Hundreds of people came out on Wednesday afternoon to pay their last respects to Café Coffee Day (CCD) founder and top boss V.G. Siddhartha, whose body was kept at the CCD head office in Chikmagalur.
Siddhartha’s body was recovered on Wednesday morning around 6.30am by local fishermen from the backwaters of the Netravathi river.
The queue of people trudging up to the decorated pandal cut across all strata of the society—from coffee estate workers and littérateurs to swamis and politicians, including Karnataka chief minister B.S. Yediyurappa.
The body was moved in the evening to his estate in Mudigere, about 30km away, for the last rites.
The family had requested privacy and barred the media.
Siddhartha’s wife, Malavika, and their two sons, along with his father-in-law and former CM S.M Krishna and his wife, Prerna, were present to pay their respects for the last time. People came in droves to bid a tearful farewell to the man who considered the 30,000 employees who were part of his business empire—from coffee estates and factories and hospitality, to IT and financial services—his family.

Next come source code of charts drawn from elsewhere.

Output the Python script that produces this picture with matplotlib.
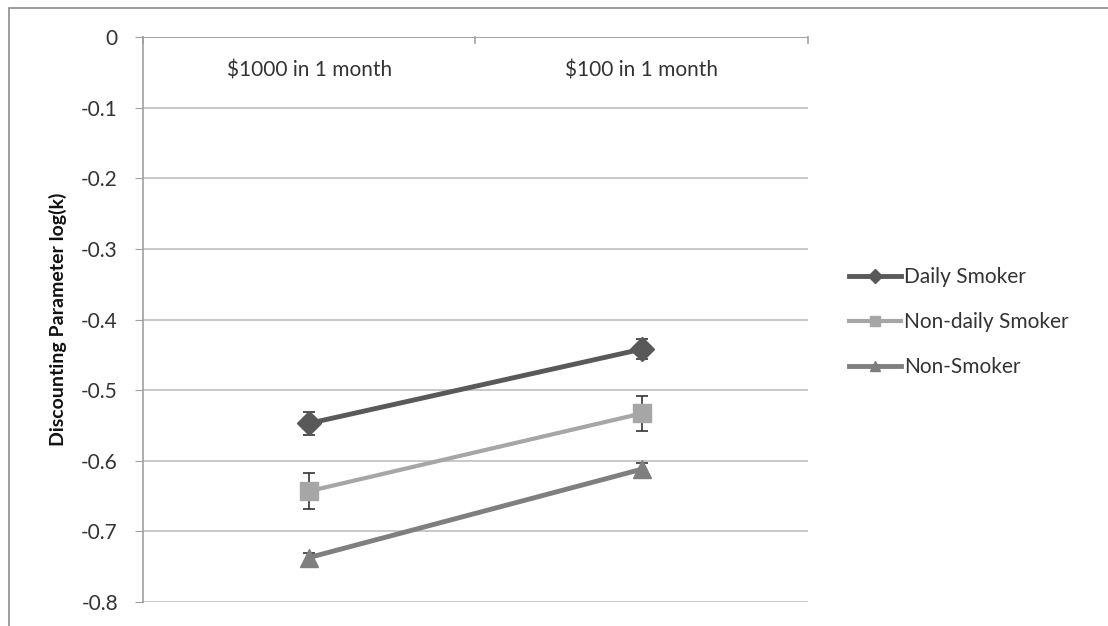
import matplotlib
matplotlib.use("Agg")
import matplotlib.pyplot as plt
from matplotlib.patches import Rectangle

categories = ["$1000 in 1 month", "$100 in 1 month"]
series_names = ["Daily Smoker", "Non-daily Smoker", "Non-Smoker"]
daily = [-0.547, -0.442]
daily_err = [0.016, 0.014]
nondaily = [-0.643, -0.533]
nondaily_err = [0.026, 0.025]
nonsmoker = [-0.737, -0.612]
nonsmoker_err = [0.006, 0.009]
yticks = [0, -0.1, -0.2, -0.3, -0.4, -0.5, -0.6, -0.7, -0.8]

plt.rcParams["font.family"] = ["Lato", "DejaVu Sans"]

fig = plt.figure(figsize=(11.08, 6.26), dpi=100)
fig.patch.set_facecolor("white")
# outer chart border
fig.add_artist(Rectangle((9 / 1108, -0.05), 1.2, 1 - 8 / 626 + 0.05,
                         transform=fig.transFigure, fill=False,
                         edgecolor="#8c8c8c", linewidth=1.2))

ax = fig.add_axes([143 / 1108, 1 - 602 / 626, (808 - 143) / 1108, (602 - 37) / 626])
ax.set_xlim(0, 2)
ax.set_ylim(-0.8, 0)
x = [0.5, 1.5]

ax.set_yticks(yticks)
ax.set_yticklabels(["0" if v == 0 else f"{v:.1f}" for v in yticks])
ax.yaxis.grid(True, color="#bfbfbf", linewidth=1.2)
ax.set_axisbelow(True)
for s in ["top", "right", "bottom"]:
    ax.spines[s].set_visible(False)
ax.spines["left"].set_color("#a0a0a0")
ax.spines["left"].set_linewidth(1.2)
ax.tick_params(axis="y", length=6, color="#a0a0a0", labelsize=15, pad=12, labelcolor="#333333")
ax.set_xticks([])

# category axis sits along y = 0
ax.axhline(0, color="#a0a0a0", linewidth=1.2, zorder=1)
for t in [0, 1, 2]:
    ax.plot([t, t], [0, -0.008], color="#a0a0a0", linewidth=1.2, clip_on=False)
for xi, c in zip(x, categories):
    ax.text(xi, -0.047, c, ha="center", va="center", fontsize=15, color="#333333")

styles = [
    (daily, daily_err, "#595959", "D", 12, 3.5),
    (nondaily, nondaily_err, "#a6a6a6", "s", 13, 3.0),
    (nonsmoker, nonsmoker_err, "#7f7f7f", "^", 13, 3.5),
]
handles = []
for name, (vals, err, col, mk, ms, lw) in zip(series_names, styles):
    ax.errorbar(x, vals, yerr=err, fmt="none", ecolor="#333333",
                elinewidth=1.2, capsize=4, capthick=1.2, zorder=3)
    h, = ax.plot(x, vals, color=col, linewidth=lw, marker=mk, markersize=ms,
                 markeredgecolor=col, markerfacecolor=col, zorder=4, label=name)
    handles.append(h)

ax.set_ylabel("Discounting Parameter log(k)", fontsize=14, fontweight="bold",
              labelpad=10, color="#111111")

fig.legend(handles, series_names, loc="center left",
           bbox_to_anchor=(830 / 1108, 1 - 322 / 626), frameon=False,
           fontsize=15, handlelength=2.5, handletextpad=0.15, labelspacing=1.2,
           markerscale=0.6, labelcolor="#333333")

fig.savefig("out.png", dpi=100)
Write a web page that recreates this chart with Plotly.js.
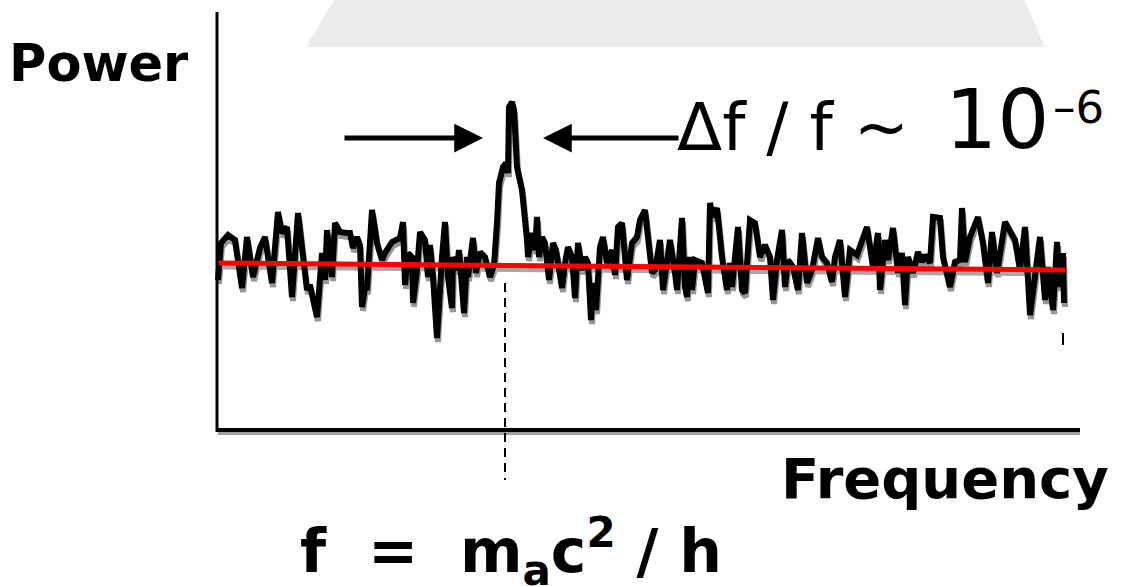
<!DOCTYPE html>
<html>
<head>
<meta charset="utf-8">
<script src="https://cdn.plot.ly/plotly-3.0.1.min.js"></script>
<style>html,body{margin:0;padding:0;background:#fff;}#chart{width:1128px;height:586px;}</style>
</head>
<body>
<div id="chart"></div>
<script>
const freq = [0,3,10,17,24,29,35,42,47,54,60,64,69,74,80,85,89,92,99,104,107,109,114,117,122,129,132,135,139,142,144,147,149,154,159,164,167,174,182,185,187,190,194,195,199,202,207,210,212,215,219,224,227,230,234,235,239,241,244,246,249,250,255,258,262,267,272,276,279,281,285,288,290,291,294,296,299,304,309,310,314,317,319,321,324,327,331,335,338,344,347,350,354,357,360,364,367,370,373,375,378,382,385,389,394,397,400,404,409,414,419,422,427,430,434,437,442,445,449,452,457,459,464,467,469,471,474,477,484,490,492,495,499,504,509,512,514,520,524,527,532,537,542,547,552,555,559,564,567,570,575,580,584,589,594,600,604,609,614,617,622,627,632,639,645,649,652,655,660,662,667,670,675,680,684,687,690,695,700,704,707,712,715,722,725,732,737,742,744,747,752,760,765,770,774,779,787,792,797,802,807,812,817,822,827,830,835,839,842,845,846];
const power = [150,187,195,190,142,193,153,182,193,147,218,197,203,133,217,177,140,145,113,177,150,200,153,207,198,197,197,182,193,185,123,143,140,220,187,170,177,188,192,208,145,177,173,127,160,198,190,153,185,153,92,173,208,153,122,173,160,180,150,117,173,153,192,157,178,173,153,165,207,247,263,267,257,323,328,320,263,240,190,173,197,180,213,173,193,187,150,187,180,142,167,183,173,132,187,160,173,167,110,147,120,183,193,167,180,155,203,207,150,187,193,210,220,197,157,160,190,140,167,190,157,140,212,143,133,173,140,170,167,137,227,213,222,173,140,167,143,203,140,137,210,207,173,185,173,130,170,200,143,170,163,140,197,147,160,192,173,167,148,173,190,133,180,175,192,203,183,163,197,140,190,170,202,157,177,125,173,157,178,168,175,167,213,212,173,143,168,170,222,168,193,213,187,147,198,157,208,200,190,160,203,115,160,193,130,163,120,188,143,177,127];
// Fitted baseline (red line) end points
const baseFreq = [0, 847];
const basePower = [167, 160];
// Signal frequency marker
const peakFreq = 287;

// pixel helpers for layout placement (style only)
const W = 1128, H = 586;
const PX = x => x / W, PY = y => 1 - y / H;

const shadow = (arr, d) => arr.map(v => v + d);

const traces = [
  {x: shadow(freq, 1), y: shadow(power, -4), mode: 'lines', line: {color: '#969696', width: 6}, hoverinfo: 'skip'},
  {x: shadow(baseFreq, 1), y: shadow(basePower, -4), mode: 'lines', line: {color: '#a8a8a8', width: 5}, hoverinfo: 'skip'},
  {x: freq, y: power, mode: 'lines', line: {color: '#000000', width: 6}},
  {x: baseFreq, y: basePower, mode: 'lines', line: {color: '#ff0000', width: 5}}
];

const font = {family: 'DejaVu Sans', color: '#000'};
const layout = {
  width: W, height: H,
  margin: {l: 0, r: 0, t: 0, b: 0, pad: 0},
  paper_bgcolor: '#fff', plot_bgcolor: 'rgba(0,0,0,0)',
  showlegend: false,
  xaxis: {range: [-218, 910], visible: false, fixedrange: true},
  yaxis: {range: [-156, 430], visible: false, fixedrange: true},
  shapes: [
    {type: 'path', layer: 'below', xref: 'x', yref: 'y', path: 'M122,440 L802,440 L827,383 L88,383 Z', fillcolor: '#ebebeb', line: {width: 0}},
    {type: 'line', xref: 'x', yref: 'y', x0: 0, x1: 862, y0: -3, y1: -3, line: {color: '#a0a0a0', width: 4}},
    {type: 'line', xref: 'x', yref: 'y', x0: -1, x1: 862, y0: 0, y1: 0, line: {color: '#000', width: 4}},
    {type: 'line', xref: 'x', yref: 'y', x0: -1, x1: -1, y0: -2, y1: 418, line: {color: '#000', width: 3}},
    {type: 'line', xref: 'x', yref: 'y', x0: peakFreq, x1: peakFreq, y0: 147, y1: -50, line: {color: '#000', width: 2, dash: '9px,6px'}},
    {type: 'line', xref: 'x', yref: 'y', x0: 845, x1: 845, y0: 85, y1: 97, line: {color: '#000', width: 2}}
  ],
  annotations: [
    {xref: 'paper', yref: 'paper', x: PX(7), y: PY(63), xanchor: 'left', yanchor: 'middle', showarrow: false, text: 'Power', font: Object.assign({size: 51, weight: 700}, font)},
    {xref: 'paper', yref: 'paper', x: PX(779), y: PY(478), xanchor: 'left', yanchor: 'middle', showarrow: false, text: 'Frequency', font: Object.assign({size: 56, weight: 700}, font)},
    {xref: 'paper', yref: 'paper', x: PX(298), y: PY(551), xanchor: 'left', yanchor: 'middle', showarrow: false, text: 'f&nbsp;&nbsp;=&nbsp;&nbsp;m<sub>a</sub>c<sup>2</sup> / h', font: Object.assign({size: 60, weight: 700}, font)},
    {xref: 'paper', yref: 'paper', x: PX(675), y: PY(127), xanchor: 'left', yanchor: 'middle', showarrow: false, text: 'Δf / f ~', font: Object.assign({size: 66}, font)},
    {xref: 'paper', yref: 'paper', x: PX(943), y: PY(120), xanchor: 'left', yanchor: 'middle', showarrow: false, text: '10', font: Object.assign({size: 82}, font)},
    {xref: 'paper', yref: 'paper', x: PX(1051), y: PY(108), xanchor: 'left', yanchor: 'middle', showarrow: false, text: '–6', font: Object.assign({size: 45}, font)},
    {xref: 'x', yref: 'y', axref: 'x', ayref: 'y', x: 265, y: 292, ax: 125, ay: 292, text: '', showarrow: true, arrowhead: 2, arrowsize: 1.15, arrowwidth: 5, arrowcolor: '#000', standoff: 0, startstandoff: 0},
    {xref: 'x', yref: 'y', axref: 'x', ayref: 'y', x: 325, y: 292, ax: 462, ay: 292, text: '', showarrow: true, arrowhead: 2, arrowsize: 1.15, arrowwidth: 5, arrowcolor: '#000', standoff: 0, startstandoff: 0}
  ]
};

Plotly.newPlot('chart', traces, layout, {staticPlot: true, displayModeBar: false});
</script>
</body>
</html>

“People in and around the region always considered working for Siddhartha as a great opportunity, even better than a government job," said Manju Chetan, an HR manager in one of the resorts run by Siddhartha. Chetan, along with three other colleagues, were in Mangaluru throughout the search operation praying for his return.
The 36-hour suspense following Siddhartha’s mysterious disappearance ended around 6.30am when fishermen found his body in the backwaters near Hoige Bazaar. The dead body was sent to the Wenlock government hospital for post-mortem.
District medical officer Dr K. Rajeshwari said that the post-mortem report is expected on Thursday.
Siddhartha went missing on Monday evening—he had told his driver that he wanted to take a stroll, but did not return even after an hour.
He was suspected to have jumped off the bridge on the Netravathi river. Subsequently, search operations began early on Tuesday morning near Mangaluru.
Café Coffee Day traces its roots to the IT hub of Bengaluru, where Siddhartha started the café network in 1996 with a single store.
On Wednesday, nearly everyone from the coffee industry in Karnataka was in Chikmagalur, a reminder of the 1990s, when Siddhartha led their fight from the front to be freed of government regulation on pricing and procurement, which helped turn around the coffee trade.
“We have 50,000 members and he was the richest. All the growers are tense by this incident. All are curious to know what’s going on and why this has happened to him," said Theertha Mallesh, president of Karnataka Grower’s Federation. Some members of the coffee growers’ apex body had performed a pooja through Tuesday at the Sakaleswara temple, nearly 100km away from Mangaluru, for his return.
“He was a religious man. He believed in God’s judgement as much in his self-esteem. Maybe he did something wrong, maybe he didn’t want to bend down before anyone," said a seer who knew Siddhartha for the past 40 years, requesting anonymity.
M. Raghuram from Mangaluru contributed to this story.